Un autre enjeu a été abordé au cours de la discussion et il représente en même temps un objectif à atteindre: briser les silos pour se transformer « pour vrai ». Ce n'est pas en se campant dans nos rôles traditionnels, en agissant chacun pour soi que l'on pourra exploiter au maximum le potentiel du numérique et créer des écosystèmes ouverts et innovants.
Briser les silos, ça veut dire s'engager dans de véritables démarches de collaboration et d'écoute. Collaborer, ça veut dire construire avec les autres, pas seulement montrer à la fin pour approbation. Écouter, ça veut dire faire un effort pour comprendre l'autre, pas seulement sonder pour récolter des opinions. Se transformer « pour vrai », c'est revoir ses façons de faire et accepter de changer et de se placer en situation d'inconfort.
Puisque la pandémie nous force à faire les choses autrement, puisqu'un mouvement nouveau et très dynamique d'occupation du territoire se concrétise, le moment semble idéal pour s'inspirer les uns des autres, pour partager un peu plus les expériences vécues et porteuses de succès, pour s'engager dans des dialogues régionaux et territoriaux. Tout pourrait être remis sur la planche à dessin pour créer les milieux de vie de demain.

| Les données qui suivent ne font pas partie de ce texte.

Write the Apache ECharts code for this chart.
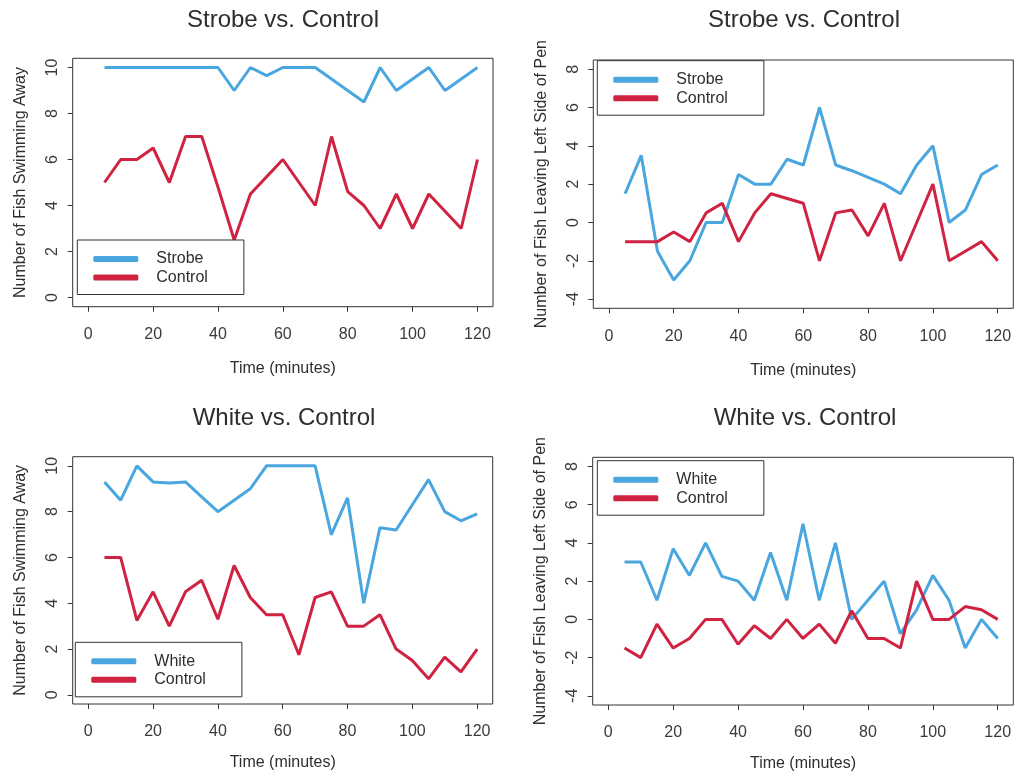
<!DOCTYPE html>
<html>
<head>
<meta charset="utf-8">
<script src="https://cdn.jsdelivr.net/npm/echarts@6/dist/echarts.min.js"></script>
<style>html,body{margin:0;padding:0;background:#fff;}#chart{width:1015px;height:774px;}</style>
</head>
<body>
<div id="chart"></div>
<script>
// ---- Data ----
const times = [5,10,15,20,25,30,35,40,45,50,55,60,65,70,75,80,85,90,95,100,105,110,115,120];
const xTicks = [0,20,40,60,80,100,120];
const yTicksAway = [0,2,4,6,8,10];
const yTicksLeft = [-4,-2,0,2,4,6,8];

const titles = ['Strobe vs. Control','Strobe vs. Control','White vs. Control','White vs. Control'];
const xName = 'Time (minutes)';
const yNameAway = 'Number of Fish Swimming Away';
const yNameLeft = 'Number of Fish Leaving Left Side of Pen';

// Panel 1: Strobe vs Control, swimming away
const strobeAway  = [10,10,10,10,10,10,10,10,9,10,9.65,10,10,10,9.5,9,8.5,10,9,9.5,10,9,9.5,10];
const controlAway1 = [5,6,6,6.5,5,7,7,4.8,2.5,4.5,5.25,6,5,4,7,4.6,4,3,4.5,3,4.5,3.75,3,6];
// Panel 2: Strobe vs Control, leaving left side
const strobeLeft  = [1.5,3.5,-1.5,-3,-2,0,0,2.5,2,2,3.3,3,6,3,2.7,2.35,2,1.5,3,4,0,0.65,2.5,3];
const controlLeft1 = [-1,-1,-1,-0.5,-1,0.5,1,-1,0.5,1.5,1.25,1,-2,0.5,0.65,-0.7,1,-2,0,2,-2,-1.5,-1,-2];
// Panel 3: White vs Control, swimming away
const whiteAway   = [9.3,8.5,10,9.3,9.25,9.3,8.65,8,8.5,9,10,10,10,10,7,8.6,4,7.3,7.2,8.3,9.4,8,7.6,7.9];
const controlAway2 = [6,6,3.25,4.5,3,4.5,5,3.3,5.65,4.25,3.5,3.5,1.75,4.25,4.5,3,3,3.5,2,1.5,0.7,1.65,1,2];
// Panel 4: White vs Control, leaving left side
const whiteLeft   = [3,3,1,3.7,2.3,4,2.25,2,1,3.5,1,5,1,4,0,1,2,-0.75,0.5,2.3,1,-1.5,0,-1];
const controlLeft2 = [-1.5,-2,-0.25,-1.5,-1,0,0,-1.3,-0.33,-1,0,-1,-0.25,-1.25,0.45,-1,-1,-1.5,2,0,0,0.67,0.5,0];

const panelSeries = [
  [['Strobe', strobeAway], ['Control', controlAway1]],
  [['Strobe', strobeLeft], ['Control', controlLeft1]],
  [['White', whiteAway], ['Control', controlAway2]],
  [['White', whiteLeft], ['Control', controlLeft2]]
];

// ---- Style / layout ----
const BLUE = '#49a6df';
const RED = '#cf2341';
const FONT = 'Liberation Sans, Arial, sans-serif';
const TEXT = '#2e2e2e';
const grids = [
  {left: 72.7, top: 58.3, width: 420.3, height: 248.4},
  {left: 593.3, top: 60, width: 420, height: 248.3},
  {left: 72.7, top: 456.7, width: 420, height: 247.3},
  {left: 592.7, top: 457.3, width: 420.6, height: 247.7}
];
const titlePos = [[283, 8.5], [804, 8.5], [284, 406], [805, 406]];
const legendPos = [[77.3, 240], [597.3, 60.7], [75.3, 642.3], [597.3, 460.7]];
const yRanges = [[-0.4, 10.4], [-4.48, 8.48], [-0.4, 10.4], [-4.48, 8.48]];

const pair = (ys) => times.map((t, i) => [t, ys[i]]);

const option = {
  animation: false,
  backgroundColor: '#fff',
  textStyle: {fontFamily: FONT},
  title: titles.map((t, i) => ({
    text: t, left: titlePos[i][0], top: titlePos[i][1], textAlign: 'center', padding: 0,
    textStyle: {fontFamily: FONT, fontSize: 24, fontWeight: 'normal', color: TEXT}
  })),
  grid: grids.map(g => Object.assign({show: true, borderColor: '#333', borderWidth: 1, backgroundColor: 'transparent', containLabel: false}, g)),
  legend: panelSeries.map((ps, i) => ({
    data: ps.map(p => p[0]),
    orient: 'vertical',
    left: legendPos[i][0], top: legendPos[i][1],
    padding: [11, 36, 9, 16],
    itemGap: 2.5,
    itemWidth: 45, itemHeight: 6,
    icon: 'roundRect',
    backgroundColor: '#fff',
    borderColor: '#333', borderWidth: 1, borderRadius: 0,
    selectedMode: false,
    z: 10,
    textStyle: {fontFamily: FONT, fontSize: 16, color: TEXT, padding: [0, 0, 0, 13]}
  })),
  xAxis: grids.map((g, i) => ({
    type: 'value', gridIndex: i, min: -4.8, max: 124.8, position: 'bottom',
    name: xName, nameLocation: 'middle', nameGap: i < 2 ? 54 : 51,
    nameTextStyle: {fontFamily: FONT, fontSize: 16, color: TEXT},
    axisLine: {show: false, onZero: false},
    axisTick: {show: true, inside: false, length: 5, customValues: xTicks, lineStyle: {color: '#333', width: 1}},
    axisLabel: {show: true, margin: 20, customValues: xTicks, fontFamily: FONT, fontSize: 16, color: '#3a3a3a'},
    splitLine: {show: false}
  })),
  yAxis: grids.map((g, i) => ({
    type: 'value', gridIndex: i, min: yRanges[i][0], max: yRanges[i][1], position: 'left',
    name: (i % 2 === 0) ? yNameAway : yNameLeft, nameLocation: 'middle', nameGap: 44,
    nameTextStyle: {fontFamily: FONT, fontSize: 16, color: TEXT},
    axisLine: {show: false, onZero: false},
    axisTick: {show: true, inside: false, length: 5, customValues: (i % 2 === 0) ? yTicksAway : yTicksLeft, lineStyle: {color: '#333', width: 1}},
    axisLabel: {show: true, margin: 12, rotate: 90, customValues: (i % 2 === 0) ? yTicksAway : yTicksLeft, fontFamily: FONT, fontSize: 16, color: '#3a3a3a'},
    splitLine: {show: false}
  })),
  series: []
};

panelSeries.forEach((ps, i) => {
  ps.forEach((p, j) => {
    option.series.push({
      name: p[0], type: 'line', xAxisIndex: i, yAxisIndex: i,
      data: pair(p[1]), symbol: 'none', showSymbol: false,
      lineStyle: {width: 3, color: j === 0 ? BLUE : RED},
      itemStyle: {color: j === 0 ? BLUE : RED},
      z: 2
    });
  });
});

const chart = echarts.init(document.getElementById('chart'), null, {renderer: 'canvas'});
chart.setOption(option);
</script>
</body>
</html>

Les enjeux du numérique sont avant tout relationnels et humains. Les technologies sont là. Il nous faut maintenant revoir notre posture pour tirer pleinement profit des possibilités et véritablement repenser notre relation avec le territoire, de façon durable cette fois.
Bernard Vachon, professeur retraité de l'UQAM et spécialiste en aménagement et en développement local et régional, écrivait récemment dans Le Devoir: « Nous entrons dans une étape charnière des relations entre les grandes villes et les régions. Le Québec est en voie de réoccuper ses régions, après des décennies d'abandon, par un processus de redistribution de ses forces démographie et économiques ». Cela semble ambitieux et fort comme affirmation, mais j'ose croire que c'est possible d'y arriver.